## TASK REQUIREMENTS
Repeat the listing below word for word, stopping after the line that contains "vm = [4, 5, 7, 9, 11, 13, 15]".

## DATASET EXTRACT
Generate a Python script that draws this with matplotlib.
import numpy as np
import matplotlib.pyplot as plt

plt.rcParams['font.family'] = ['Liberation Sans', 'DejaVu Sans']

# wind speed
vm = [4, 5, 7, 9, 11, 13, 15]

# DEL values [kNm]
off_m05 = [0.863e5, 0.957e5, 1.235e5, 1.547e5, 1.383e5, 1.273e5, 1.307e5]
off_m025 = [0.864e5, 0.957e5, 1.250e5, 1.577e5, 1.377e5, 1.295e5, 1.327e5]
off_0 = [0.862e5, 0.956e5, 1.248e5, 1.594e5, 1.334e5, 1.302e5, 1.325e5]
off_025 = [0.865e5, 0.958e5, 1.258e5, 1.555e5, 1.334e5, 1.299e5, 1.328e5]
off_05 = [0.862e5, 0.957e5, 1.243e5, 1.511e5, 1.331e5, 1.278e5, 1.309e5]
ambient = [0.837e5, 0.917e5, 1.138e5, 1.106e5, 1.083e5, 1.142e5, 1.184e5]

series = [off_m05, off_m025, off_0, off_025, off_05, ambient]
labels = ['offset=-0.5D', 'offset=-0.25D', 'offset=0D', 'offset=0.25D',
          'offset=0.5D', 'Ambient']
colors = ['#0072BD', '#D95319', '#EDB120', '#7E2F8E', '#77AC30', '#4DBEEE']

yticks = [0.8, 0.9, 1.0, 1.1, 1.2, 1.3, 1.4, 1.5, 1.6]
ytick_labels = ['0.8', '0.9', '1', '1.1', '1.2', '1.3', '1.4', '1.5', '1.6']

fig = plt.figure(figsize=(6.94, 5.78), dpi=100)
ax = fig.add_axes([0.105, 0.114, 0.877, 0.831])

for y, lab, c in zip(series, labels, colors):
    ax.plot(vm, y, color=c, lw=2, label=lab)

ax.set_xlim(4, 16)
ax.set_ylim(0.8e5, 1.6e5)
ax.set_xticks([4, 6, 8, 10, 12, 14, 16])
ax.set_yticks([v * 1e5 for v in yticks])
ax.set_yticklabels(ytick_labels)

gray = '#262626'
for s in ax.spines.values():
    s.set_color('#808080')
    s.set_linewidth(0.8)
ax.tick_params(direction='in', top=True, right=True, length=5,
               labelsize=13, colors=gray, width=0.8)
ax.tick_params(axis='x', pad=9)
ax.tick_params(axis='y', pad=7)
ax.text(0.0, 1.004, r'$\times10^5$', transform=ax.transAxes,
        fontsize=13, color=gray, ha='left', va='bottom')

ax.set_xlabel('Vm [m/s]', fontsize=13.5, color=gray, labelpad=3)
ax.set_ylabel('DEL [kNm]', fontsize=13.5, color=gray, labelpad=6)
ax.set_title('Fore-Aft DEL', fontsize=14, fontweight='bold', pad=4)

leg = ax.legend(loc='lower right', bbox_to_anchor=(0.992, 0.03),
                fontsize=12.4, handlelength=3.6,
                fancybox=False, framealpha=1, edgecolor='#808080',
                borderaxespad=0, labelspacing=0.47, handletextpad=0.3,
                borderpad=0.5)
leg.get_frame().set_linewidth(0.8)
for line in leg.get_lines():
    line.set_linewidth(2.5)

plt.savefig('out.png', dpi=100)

## RESPONSE TO THE EXERCISE
Generate a Python script that draws this with matplotlib.
import numpy as np
import matplotlib.pyplot as plt

plt.rcParams['font.family'] = ['Liberation Sans', 'DejaVu Sans']

# wind speed
vm = [4, 5, 7, 9, 11, 13, 15]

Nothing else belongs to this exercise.